Cullen is fantastic as a semi-closeted man, trying to conceal years of disappointment and sadness by being quiet and hiding in the shadows. As the film progresses, to see Russell come more out of his sell, to see his anger and as well as his optimism, is a powerful experience. He gives one of the best performances I’ve seen in a very long time. In comparison, New shows Glen’s flamboyance and jaded nature as more of a superficial act that has become intertwined with his own true self. Throughout the film, Glen slowly, bit by bit, drops his defensives and opens up to Russell. New may not have as much screen time as Cullen, but he gives an equally excellent performance.
****
Normally, indie mumble-core films about Feelings™ are not my cup of tea.
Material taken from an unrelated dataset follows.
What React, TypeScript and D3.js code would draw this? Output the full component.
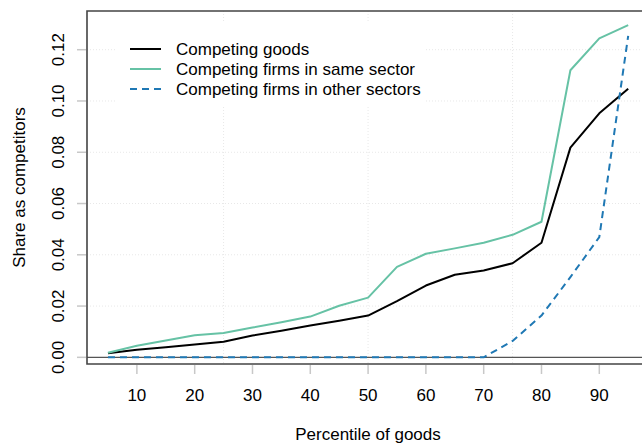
import React, { useEffect, useRef } from 'react';
import * as d3 from 'd3';

// percentiles of goods
const percentiles = [5, 10, 15, 20, 25, 30, 35, 40, 45, 50, 55, 60, 65, 70, 75, 80, 85, 90, 95];

// share as competitors
const competingGoods = [0.0016, 0.003, 0.0039, 0.005, 0.0061, 0.0085, 0.0104, 0.0124, 0.0143, 0.0163, 0.0219, 0.028, 0.0322, 0.0339, 0.0367, 0.0447, 0.0818, 0.0952, 0.1048];
const sameSector = [0.0018, 0.0045, 0.0066, 0.0086, 0.0095, 0.0116, 0.0137, 0.0159, 0.0201, 0.0233, 0.0353, 0.0404, 0.0425, 0.0447, 0.0478, 0.0529, 0.112, 0.1244, 0.1296];
const otherSectors = [0, 0, 0, 0, 0, 0, 0, 0, 0, 0, 0, 0, 0, 0, 0.0064, 0.0163, 0.0313, 0.0469, 0.1254];

const xTicks = [10, 20, 30, 40, 50, 60, 70, 80, 90];
const yTicks = [0, 0.02, 0.04, 0.06, 0.08, 0.1, 0.12];
const xGrid = [25, 50, 75];

const series = [
  { name: 'Competing goods', values: competingGoods, color: '#000000', dash: null },
  { name: 'Competing firms in same sector', values: sameSector, color: '#66c2a5', dash: null },
  { name: 'Competing firms in other sectors', values: otherSectors, color: '#1f78b4', dash: '7,5' },
];

const W = 642;
const H = 443;
const FONT = '"Liberation Sans", Arial, sans-serif';
const FS = 17;

export default function App() {
  const ref = useRef<SVGSVGElement>(null);

  useEffect(() => {
    const svg = d3.select(ref.current);
    svg.selectAll('*').remove();

    const box = { left: 87, right: 649, top: 11, bottom: 364 };
    const x = d3.scaleLinear().domain([1.37, 98.6]).range([box.left, box.right]);
    const y = d3.scaleLinear().domain([-0.0026, 0.1351]).range([box.bottom, box.top]);

    svg.append('rect').attr('width', W).attr('height', H).attr('fill', '#fff');

    // grid
    const grid = svg.append('g').attr('stroke', '#e8e8e8').attr('stroke-dasharray', '1,2').attr('stroke-width', 1);
    grid.selectAll('.gy')
      .data(yTicks.filter(d => d > 0))
      .join('line')
      .attr('x1', box.left).attr('x2', W)
      .attr('y1', d => y(d)).attr('y2', d => y(d));
    grid.selectAll('.gx')
      .data(xGrid)
      .join('line')
      .attr('y1', box.top).attr('y2', box.bottom)
      .attr('x1', d => x(d)).attr('x2', d => x(d));

    // legend background hides grid
    svg.append('rect')
      .attr('x', 116).attr('y', 22).attr('width', 309).attr('height', 85)
      .attr('fill', '#fff');

    // zero line
    svg.append('line')
      .attr('x1', box.left).attr('x2', W)
      .attr('y1', y(0)).attr('y2', y(0))
      .attr('stroke', '#555').attr('stroke-width', 1.3);

    // lines
    const line = d3.line<number>()
      .x((d, i) => x(percentiles[i]))
      .y(d => y(d));

    series.forEach(s => {
      svg.append('path')
        .attr('d', line(s.values))
        .attr('fill', 'none')
        .attr('stroke', s.color)
        .attr('stroke-width', 2)
        .attr('stroke-dasharray', s.dash)
        .attr('stroke-linejoin', 'round');
    });

    // box
    svg.append('path')
      .attr('d', `M${W},${box.top}H${box.left}V${box.bottom}H${W}`)
      .attr('fill', 'none')
      .attr('stroke', '#444')
      .attr('stroke-width', 1.6);

    // x axis
    const xAxis = svg.append('g');
    xAxis.selectAll('line')
      .data(xTicks)
      .join('line')
      .attr('x1', d => x(d)).attr('x2', d => x(d))
      .attr('y1', box.bottom + 1).attr('y2', box.bottom + 10)
      .attr('stroke', '#c8c8c8').attr('stroke-width', 1.5);
    xAxis.selectAll('text')
      .data(xTicks)
      .join('text')
      .attr('x', d => x(d)).attr('y', 401)
      .attr('text-anchor', 'middle')
      .attr('font-family', FONT).attr('font-size', FS)
      .text(d => d);

    // y axis
    const yAxis = svg.append('g');
    yAxis.selectAll('line')
      .data(yTicks)
      .join('line')
      .attr('x1', box.left - 10).attr('x2', box.left - 1)
      .attr('y1', d => y(d)).attr('y2', d => y(d))
      .attr('stroke', '#c8c8c8').attr('stroke-width', 1.5);
    yAxis.selectAll('text')
      .data(yTicks)
      .join('text')
      .attr('transform', d => `translate(63.5,${y(d)}) rotate(-90)`)
      .attr('text-anchor', 'middle')
      .attr('font-family', FONT).attr('font-size', FS)
      .text(d => d3.format('.2f')(d));

    // axis titles
    svg.append('text')
      .attr('x', 368).attr('y', 440)
      .attr('text-anchor', 'middle')
      .attr('font-family', FONT).attr('font-size', FS)
      .text('Percentile of goods');
    svg.append('text')
      .attr('transform', `translate(24.5,${(box.top + box.bottom) / 2}) rotate(-90)`)
      .attr('text-anchor', 'middle')
      .attr('font-family', FONT).attr('font-size', FS)
      .text('Share as competitors');

    // legend
    const legend = svg.append('g');
    series.forEach((s, i) => {
      const ly = 49 + i * 20;
      legend.append('line')
        .attr('x1', 130).attr('x2', 161)
        .attr('y1', ly).attr('y2', ly)
        .attr('stroke', s.color).attr('stroke-width', 2)
        .attr('stroke-dasharray', s.dash);
      legend.append('text')
        .attr('x', 176).attr('y', ly + 6)
        .attr('font-family', FONT).attr('font-size', FS)
        .text(s.name);
    });
  }, []);

  return (
    <svg
      ref={ref}
      width={W}
      height={H}
      style={{ position: 'absolute', left: 0, top: 0, display: 'block' }}
    />
  );
}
Same goes for gay-themed tragedies (those like Sunday Bloody Sunday, thoughtful, nuanced, and not attributing the misery to queerness, are a rare beast). I mean, I had already had to sit through Brokeback Mountain, the world’s longest laundry detergent ad! Weekend was different; like Mulholland Drive, it was one of the few queer films where the tears were earned. The quiet sadness stemmed from the universal feeling of forming connections and knowing those connections come with a short shelf-life. Much like Sunday Bloody Sunday before, Weekend is more curious in how these relationships form and what they say about the parties involved. It’s a deeply humanistic film, one that would have made John Schlesinger proud.
More than anything else, I thank Weekend. I love it for all the usual artistic reasons, but I thank it for making me feel more comfortable about loving men, and I thank it for opening up my eyes to queer cinema, especially British queer cinema. Without, I wouldn’t have discovered Victim and Sunday Bloody Sunday, along with countless other films I have yet to watch.
And that, like they say, is truly the gift that keeps on giving.